冒頭に、スーツ姿の大橋可也が頭にミッキーマウスの(『ファンタジア』の魔法使いの)帽子をかぶって登場したときには、思わず爆笑してしまった。そうかそうきたか、と。大橋=ミッキーが指揮棒を振る。次に、彼に似た格好の男を呼び出し、帽子を被らせ同じような振る舞いをさせると、50人近い人々が舞台空間に登場した。彼らは耳にイヤフォンをしていて、シンプルな振りを(恐らく)耳からの指令で実行してゆく。大橋作品の特徴として、振付家=指令者(大橋)を舞台上に登場させる(ないし意識させる)ところがある。大橋はたいていの公演で上演の最初と最後に出てきて観客に「はじめます」「終わりです」と挨拶する。またその間は観客に見える場所から舞台を監視していることが多い。大橋作品が多くのほかのダンス作品と比べてクールで現代的な面があるとすれば、「誰がこの場の支配者なのか」という問いを作品の一部にしてきたところだろう。今回、その大橋がミッキーに化けて出てきた。現代のエンターテインメントにおける最強の魔法使いこそ、大橋の想定する闘争相手というわけだ。50人近い人々はやがてしかばねのように倒れ、大橋たちに片付けられると、今度はグループ・メンバーたちによる舞台がはじまった。日常から切り取ってきたような短い動作は、見る者の個人的/集団的な記憶を呼び覚ます。そうした動作があちこちででたらめに展開しているようで、不意にはっとするようなコンポジションをうみだしもする。無精ヒゲの男が次々と人々を襲ってゆく場面などもあり、まさに(秋葉原通り魔事件の)記憶の断片をまさぐられている気がした。ラストでは、支配者である大橋が犠牲となって集団リンチをうける。いまの日本お得意のリーダーを叩くお祭り? とはいえ、場のルールを設定する立場としての支配者を社会や舞台から追放すればそれでよし、とは簡単にはいえまい。むしろ見る者の記憶にアクセスしその浄化を画策するかに見える大橋的魔法使いと、記憶の忘却をはかり空想へと見る者を誘うミッキー的魔法使いとの闘いこそ焦点となるべきだろう。その闘いのドラマの片鱗は本作で見えた気がした。

2010/05/15(土)(木村覚)

壺中天『オママゴト』

会期:2010/05/01~2010/05/16

大駱駝艦・壺中天[東京都]

本作の振付担当でもある田村一行は夏の学生服の格好で現われると、洗面台にて手を洗う。
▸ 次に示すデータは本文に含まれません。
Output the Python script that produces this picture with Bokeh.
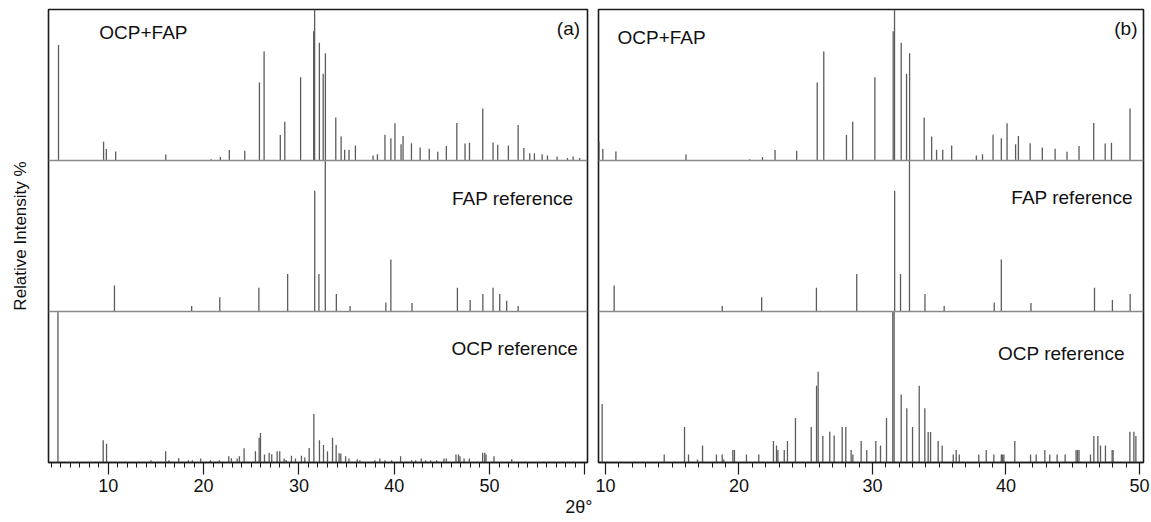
from bokeh.plotting import figure
from bokeh.models import Range1d, FixedTicker, Span, Label, ColumnDataSource, Title
from bokeh.layouts import row
from bokeh.embed import file_html
from bokeh.resources import INLINE

# ---------------- data (2theta in degrees, relative intensity %) ----------------
ocp_fap_2theta = [4.78, 9.51, 9.80, 10.78, 16.03, 20.80, 21.76, 22.70, 24.32, 25.86,
                  26.35, 28.05, 28.52, 30.18, 31.55, 31.65, 32.15, 32.55, 32.78, 33.87,
                  34.43, 34.80, 35.26, 35.93, 37.78, 38.24, 39.03, 39.65, 40.08, 40.72,
                  40.93, 41.81, 42.72, 43.68, 44.57, 45.47, 46.57, 47.43, 47.90, 49.29,
                  50.37, 50.86, 51.98, 53.00, 53.60, 54.22, 54.71, 55.52, 56.08, 57.09,
                  58.18, 58.77, 59.45]
ocp_fap_int = [76.5, 12.4, 7.6, 5.9, 3.9, 0.9, 2.4, 7.0, 6.5, 51.6,
               72.2, 16.9, 25.7, 55.2, 85.6, 100.0, 77.9, 57.5, 71.0, 28.4,
               15.9, 7.2, 7.2, 10.0, 3.3, 4.1, 17.0, 14.8, 24.7, 10.7,
               16.3, 11.5, 8.6, 7.8, 5.8, 9.6, 24.8, 11.3, 11.7, 34.4,
               12.0, 10.5, 10.0, 23.5, 8.3, 4.8, 4.8, 4.1, 3.3, 2.6,
               1.7, 2.6, 1.7]

fap_2theta = [10.65, 18.75, 21.70, 25.80, 28.82, 31.66, 32.10, 32.77, 33.93, 35.37,
              39.12, 39.65, 41.87, 46.63, 47.97, 49.30, 50.37, 51.07, 51.80, 53.00]
fap_int = [17.3, 3.6, 9.4, 15.8, 24.8, 80.0, 24.8, 100.0, 11.6, 3.6,
           5.9, 34.4, 5.7, 15.8, 7.6, 11.6, 15.8, 11.6, 7.2, 3.7]

# OCP reference, panel (a) (normalised over 4-60 deg)
ocp_a_2theta = [4.72, 9.47, 9.82, 14.48, 16.02, 16.37, 17.39, 18.40, 18.82, 19.70,
                20.71, 21.66, 22.64, 22.92, 23.52, 23.76, 24.25, 25.44, 25.83, 25.97,
                26.39, 26.88, 27.15, 27.72, 27.99, 28.45, 28.66, 29.22, 29.64, 30.27,
                30.62, 31.08, 31.57, 32.16, 32.58, 33.00, 33.53, 33.91, 34.22, 34.40,
                34.90, 35.25, 36.13, 36.40, 37.97, 38.50, 39.03, 39.73, 40.67, 41.83,
                42.25, 42.84, 43.30, 43.82, 44.45, 45.22, 45.47, 46.48, 46.74, 46.90,
                47.33, 47.88, 49.28, 49.50, 49.63, 50.47, 52.33]
ocp_a_int = [100.0, 14.7, 12.5, 1.5, 7.5, 1.5, 3.0, 1.5, 1.5, 2.6,
             1.5, 1.5, 4.2, 2.8, 2.6, 4.2, 9.4, 7.5, 16.4, 19.5,
             5.3, 6.4, 5.5, 7.5, 7.5, 2.6, 1.7, 4.4, 2.6, 4.4,
             3.3, 9.6, 32.2, 14.7, 11.6, 7.5, 16.4, 11.6, 6.2, 6.0,
             4.2, 2.6, 2.2, 1.5, 1.5, 2.6, 1.5, 1.5, 4.2, 1.5,
             1.5, 2.6, 1.5, 1.5, 1.5, 2.6, 2.6, 5.3, 5.3, 4.2,
             2.6, 2.6, 6.4, 6.4, 5.3, 4.2, 2.2]

# OCP reference, panel (b) (normalised over 10-50 deg)
ocp_b_2theta = [9.75, 14.40, 15.92, 16.22, 16.89, 17.27, 18.31, 18.74, 18.86, 19.54,
                19.66, 20.56, 21.48, 22.58, 22.81, 22.91, 23.39, 23.63, 24.23, 25.41,
                25.81, 25.93, 26.28, 26.80, 27.13, 27.73, 28.00, 28.40, 28.53, 29.15,
                29.57, 30.25, 30.60, 31.05, 31.52, 31.62, 32.15, 32.57, 33.00, 33.50,
                33.92, 34.17, 34.35, 34.92, 35.22, 36.05, 36.27, 36.50, 37.96, 38.52,
                39.09, 39.65, 39.74, 39.84, 40.66, 41.84, 42.26, 42.91, 43.28, 43.83,
                44.43, 45.25, 45.36, 45.47, 46.33, 46.58, 46.88, 47.08, 47.45, 47.95,
                48.02, 49.28, 49.58, 49.73]
ocp_b_int = [38.8, 5.3, 23.5, 5.3, 2.0, 11.2, 5.3, 5.3, 2.0, 8.3,
             8.3, 5.3, 5.3, 14.3, 11.2, 8.3, 8.3, 14.3, 29.4, 23.5,
             50.9, 60.1, 17.5, 20.4, 17.8, 23.5, 23.5, 8.3, 5.3, 14.3,
             8.3, 14.3, 11.2, 29.4, 100.0, 100.0, 45.0, 36.0, 23.5, 50.9,
             36.0, 20.2, 20.2, 14.3, 11.2, 5.3, 8.3, 5.3, 5.3, 8.3,
             5.3, 5.3, 5.3, 5.3, 14.3, 5.3, 5.3, 8.3, 5.3, 5.3,
             5.3, 8.3, 8.3, 8.3, 5.3, 17.5, 17.5, 11.2, 11.2, 8.3,
             8.3, 20.4, 20.4, 17.5]

panel_names = ["OCP+FAP", "FAP reference", "OCP reference"]
panel_tags = ["(a)", "(b)"]
ticks_a = [10, 20, 30, 40, 50, 60]
ticks_b = [10, 20, 30, 40, 50]
x_title = "2θ°"
y_title = "Relative Intensity %"

# ---------------- styling ----------------
FONT = "Liberation Sans"
PEAK = "#5c5c5c"
SEP = "#8a8a8a"
INK = "#1a1a1a"
FRAME_H = 453


def make_panel(x0, x1, frame_w, bl, br, major, minor, overrides, series):
    p = figure(frame_width=frame_w, frame_height=FRAME_H,
               x_range=Range1d(x0, x1), y_range=Range1d(0, 300),
               output_backend="svg", toolbar_location=None,
               min_border_left=bl, min_border_right=br,
               min_border_top=9, min_border_bottom=0)
    p.grid.visible = False
    p.outline_line_color = INK
    p.outline_line_width = 1.6
    p.background_fill_color = "white"
    p.border_fill_color = "white"

    for offset, xs, ys in series:
        src = ColumnDataSource(dict(x=xs, y0=[offset] * len(xs),
                                    y1=[offset + v for v in ys]))
        p.segment(x0="x", y0="y0", x1="x", y1="y1", source=src,
                  line_color=PEAK, line_width=1.3)

    for loc in (100, 200):
        p.add_layout(Span(location=loc, dimension="width",
                          line_color=SEP, line_width=1.3))

    xa = p.xaxis[0]
    xa.ticker = FixedTicker(ticks=major, minor_ticks=minor)
    xa.major_label_overrides = overrides
    xa.major_tick_out = 12
    xa.major_tick_in = 0
    xa.minor_tick_out = 5
    xa.minor_tick_in = 0
    xa.major_tick_line_color = INK
    xa.minor_tick_line_color = INK
    xa.major_tick_line_width = 1.2
    xa.minor_tick_line_width = 1.0
    xa.axis_line_color = INK
    xa.axis_line_width = 1.6
    xa.major_label_text_font = FONT
    xa.major_label_text_font_size = "18px"
    xa.major_label_text_color = "#111111"
    xa.major_label_standoff = 4
    return p


# panel (a)
pa = make_panel(3.73, 60.28, 539, 48, 5, ticks_a, list(range(4, 61)), {60: ""},
                [(200, ocp_fap_2theta, ocp_fap_int),
                 (100, fap_2theta, fap_int),
                 (0, ocp_a_2theta, ocp_a_int)])
ya = pa.yaxis[0]
ya.ticker = FixedTicker(ticks=[])
ya.major_tick_out = 0
ya.minor_tick_out = 0
ya.major_label_standoff = 0
ya.axis_line_color = None
ya.axis_label = y_title
ya.axis_label_text_font = FONT
ya.axis_label_text_font_size = "17px"
ya.axis_label_text_font_style = "normal"
ya.axis_label_text_color = "#111111"
ya.axis_label_standoff = 19

pa.add_layout(Title(text=x_title, align="right", offset=-5, standoff=0,
                    text_font=FONT, text_font_size="18px", text_font_style="normal",
                    text_color="#111111"), "below")

# panel (b)
pb = make_panel(9.476, 50.30, 545, 6, 8, ticks_b, list(range(10, 51)), {},
                [(200, ocp_fap_2theta, ocp_fap_int),
                 (100, fap_2theta, fap_int),
                 (0, ocp_b_2theta, ocp_b_int)])
pb.yaxis.visible = False

# texts
def txt(p, x, y, t, align, size="19px"):
    p.add_layout(Label(x=x, y=y, text=t, text_align=align, text_baseline="middle",
                       text_font=FONT, text_font_size=size, text_color="#111111"))

txt(pa, 9.06, 284.8, panel_names[0], "left")
txt(pa, 58.8, 174.7, panel_names[1], "right")
txt(pa, 59.3, 75.2, panel_names[2], "right")
txt(pa, 59.5, 287.5, panel_tags[0], "right")

txt(pb, 10.9, 281.5, panel_names[0], "left")
txt(pb, 49.5, 175.4, panel_names[1], "right")
txt(pb, 48.9, 71.9, panel_names[2], "right")
txt(pb, 49.85, 287.5, panel_tags[1], "right")

layout = row(pa, pb)
open("out.html", "w").write(file_html(layout, INLINE))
すると後ろのほうに不意に魚の頭をした怪物が二頭。日常のなにげない瞬間に、空想への入口がぽっかりあいた。冒頭、この怪物たちに次第に巻き込まれてゆくまでに見せた、日常と空想的な世界とを往還するかのようなソロダンスが素晴らしかった。自分のなかから出てきていながらはっきりと自分のではないといわねばならない、そんな動きのきっかけから生みだされるダンス。それはまた、村松卓矢や向雲太郎のような男の子的な強さで魅了する振付とは少しニュアンスが違う、巧みに制御されたやわらかさやうつくしさが盛り込まれていた。それが顕著だったのは女性たちのシーン。女たちが4人、白塗りでときおり白目をむくなど舞踏的なテイストは濃厚であるものの、よく見たらおだんご頭で、表情も会場のある吉祥寺の街に歩いていそうな雰囲気が漂っている。村松や向の舞台で白塗りの男性ダンサーたちが不意にリアルな若者集団に見えることがあるのに似て、彼女は空想の隙間から現実の女の子をチラチラと見せていた。丸太を担いだときは「森ガール?」とまで連想が膨らんだが、威勢よく大きな音を立てて丸太を倒すと、男たちとともにやぐらを組み立てはじめた。現代の女の子/男の子であり、空想の怪物であり、習俗のなかの女/男にも見えるダンサーたち。現実と非現実、現在と過去とがダイナミックに接合と分解を繰り返した。